Even if fonts and application platforms can accurately represent the appearance and rendering of diacritical marks, third-party applications such as Microsoft Word may not allow a large enough "text box height" in order to capture the height of diacritical marks, which may become "clipped" (please see "clipping" in Technical Terminology):

word mark clipping
The above image shows a common experience for many First Nations language users where their diacritic marks are "clipped" in common word processing softwares such as Microsoft Word, rendering the marks ambiguous and unclear.

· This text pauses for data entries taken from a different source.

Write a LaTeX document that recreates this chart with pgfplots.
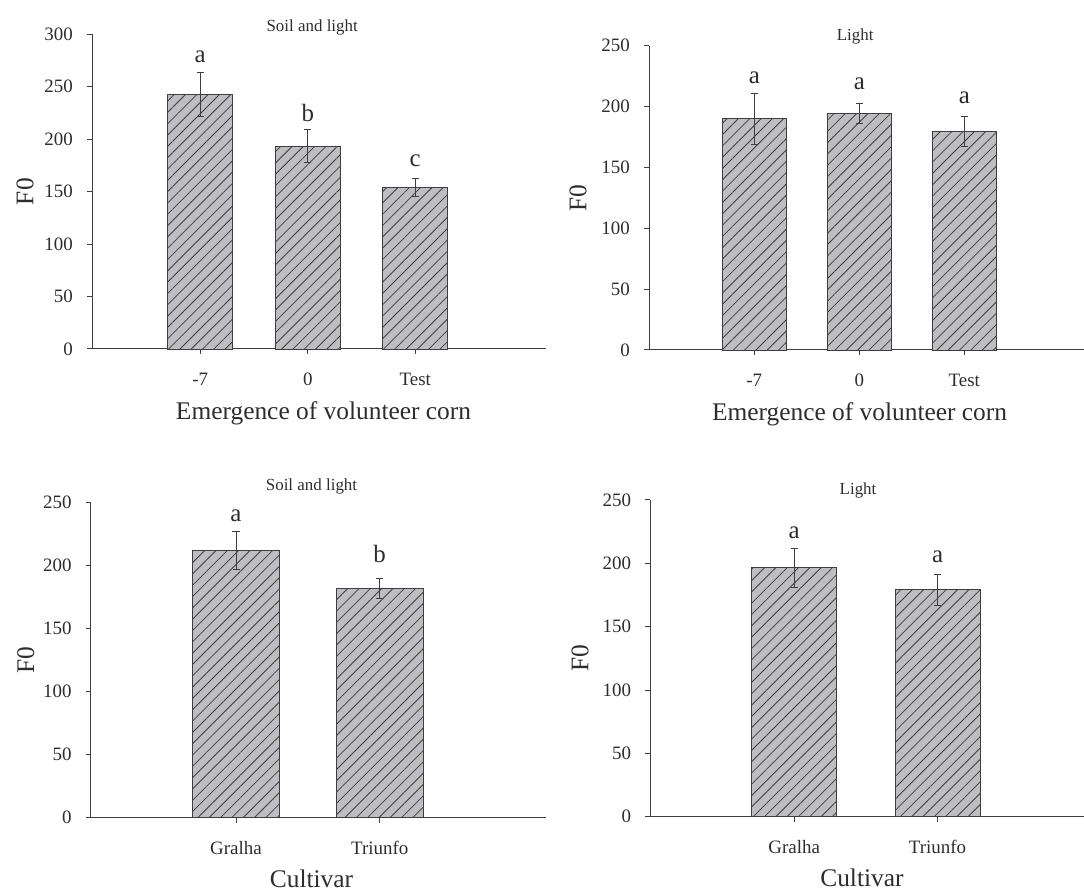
\documentclass[border=0pt]{standalone}
\usepackage{pgfplots}
\pgfplotsset{compat=1.18}
\usetikzlibrary{patterns.meta}
\usepackage{fontspec}
\setmainfont{Liberation Serif}
\definecolor{barfill}{RGB}{190,190,194}
\definecolor{ink}{RGB}{62,62,62}
\definecolor{txt}{RGB}{45,45,45}

\pgfplotstableread{
x y e
0 243 21
1 193.5 16
2 154 8.5
}\tabTL
\pgfplotstableread{
x y e
0 190 21
1 194.5 8.2
2 179.5 12
}\tabTR
\pgfplotstableread{
x y e
0 212 15.2
1 182 7.9
}\tabBL
\pgfplotstableread{
x y e
0 196.5 15.5
1 179 12.5
}\tabBR

\tikzset{letter/.style={anchor=base, font=\fontsize{25}{27}\selectfont, text=txt, inner sep=0pt}}

\pgfplotsset{
  every axis title shift=0pt,
  panel/.style={
    scale only axis,
    anchor=south west,
    axis x line*=bottom, axis y line*=left,
    axis line style={-, draw=ink, line width=1bp},
    x axis line style={-}, y axis line style={-},
    tick style={draw=ink, line width=1bp},
    tick align=outside,
    major tick length=5bp,
    minor tick num=0,
    ymin=0,
    /pgf/number format/assume math mode=true,
    tick label style={font=\fontsize{19}{21}\selectfont, text=txt},
    xticklabel style={anchor=base, yshift=-32bp},
    yticklabel style={anchor=east, inner sep=0pt, xshift=-14bp},
    label style={font=\fontsize{25.5}{28}\selectfont, text=txt},
    xlabel style={at={(axis description cs:0.485,0)}, anchor=base, yshift=-71bp},
    title style={font=\fontsize{17}{19}\selectfont, text=txt, at={(axis description cs:0.485,1)}, anchor=base},
    clip=false,
  },
  bars/.style={
    ybar, bar width=#1, fill=barfill, draw=ink, line width=0.9bp,
    postaction={pattern={Lines[angle=45,distance=8bp,line width=0.8bp]}, pattern color=ink},
    error bars/.cd, y dir=both, y explicit,
    error bar style={draw=ink, line width=1bp},
    error mark options={rotate=90, mark size=3.5bp, draw=ink, line width=1bp},
  },
}

\begin{document}
\begin{tikzpicture}
\useasboundingbox (0,0) rectangle (1084bp,891bp);

% Top left
\begin{axis}[panel, at={(92bp,542bp)}, width=454bp, height=314.7bp,
  xmin=-1.007, xmax=3.216, ymax=300, ytick={0,50,...,300},
  xtick={0,1,2}, xticklabels={-7,0,Test},
  title={Soil and light}, title style={yshift=3bp},
  xlabel={Emergence of volunteer corn}, xlabel style={at={(axis description cs:0.51,0)}},
  ylabel={F0}, ylabel style={at={(axis description cs:-0.1476,0.5)}, anchor=center}]
\addplot[bars=65bp] table[x=x, y=y, y error=e]{\tabTL};
\node[letter] at (axis cs:0,273.3) {a};
\node[letter] at (axis cs:1,216.7) {b};
\node[letter] at (axis cs:2,173.8) {c};
\end{axis}

% Top right
\begin{axis}[panel, at={(649bp,541bp)}, width=435bp, height=304.3bp,
  xmin=-1.003, xmax=3.14, ymax=250, ytick={0,50,...,250},
  xtick={0,1,2}, xticklabels={-7,0,Test},
  title={Light}, title style={yshift=5bp, at={(axis description cs:0.474,1)}},
  xlabel={Emergence of volunteer corn}, xlabel style={at={(axis description cs:0.484,0)}},
  ylabel={F0}, ylabel style={at={(axis description cs:-0.163,0.5)}, anchor=center}]
\addplot[bars=63.5bp] table[x=x, y=y, y error=e]{\tabTR};
\node[letter] at (axis cs:0,219.1) {a};
\node[letter] at (axis cs:1,213.6) {a};
\node[letter] at (axis cs:2,202.1) {a};
\end{axis}

% Bottom left
\begin{axis}[panel, at={(90.7bp,73.3bp)}, width=455.3bp, height=315bp,
  xmin=-1.011, xmax=2.157, ymax=250, ytick={0,50,...,250},
  xtick={0,1}, xticklabels={Gralha,Triunfo},
  title={Soil and light}, title style={yshift=11.7bp},
  xlabel={Cultivar}, xlabel style={at={(axis description cs:0.485,0)}, yshift=1.5bp},
  ylabel={F0}, ylabel style={at={(axis description cs:-0.1425,0.5)}, anchor=center}]
\addplot[bars=87bp] table[x=x, y=y, y error=e]{\tabBL};
\node[letter] at (axis cs:0,234.9) {a};
\node[letter] at (axis cs:1,202.4) {b};
\end{axis}

% Bottom right
\begin{axis}[panel, at={(650.3bp,74.3bp)}, width=433.7bp, height=316.7bp,
  xmin=-1.004, xmax=2.022, ymax=250, ytick={0,50,...,250},
  xtick={0,1}, xticklabels={Gralha,Triunfo},
  title={Light}, title style={yshift=5.7bp, at={(axis description cs:0.479,1)}},
  xlabel={Cultivar}, xlabel style={at={(axis description cs:0.488,0)}, yshift=1.5bp},
  ylabel={F0}, ylabel style={at={(axis description cs:-0.162,0.5)}, anchor=center}]
\addplot[bars=85bp] table[x=x, y=y, y error=e]{\tabBR};
\node[letter] at (axis cs:0,219.7) {a};
\node[letter] at (axis cs:1,200.5) {a};
\end{axis}
\end{tikzpicture}
\end{document}
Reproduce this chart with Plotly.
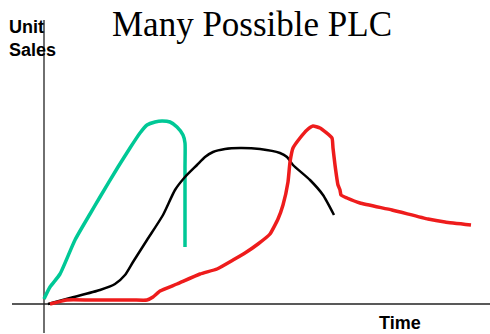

Font Knowledge for Improving Indigenous Font and Keyboard Support

A central aim of our project is to help communities identify issues in fonts and keyboards that present barriers towards language use in digital text, and to provide public font development documentation, data, and knowledge that allows for all software providers to ensure that their fonts meet the standards determined by local Indigenous communities, to ensure that each community's language works correctly and is rendered correctly from a typographical perspective. An example of this is the following public GitHub repository on font development knowledge for the Syllabics writing system and it's typography:

https://github.com/typotheque/syllabics-knowledge

Syllabics Knowledge GitHub Repository

Font designers and developers require language data such as the Unicode characters that a community uses in their keyboard, to know how diacritic marks should appear and perform in digital text, and some short language text examples that match the list of Unicode characters in order to ensure that the font harmoniously represents the natural language in text. Font designers also require knowledge on how each community prefers certain letter shapes to appear, which may differ from the standard way that Unicode represents each character.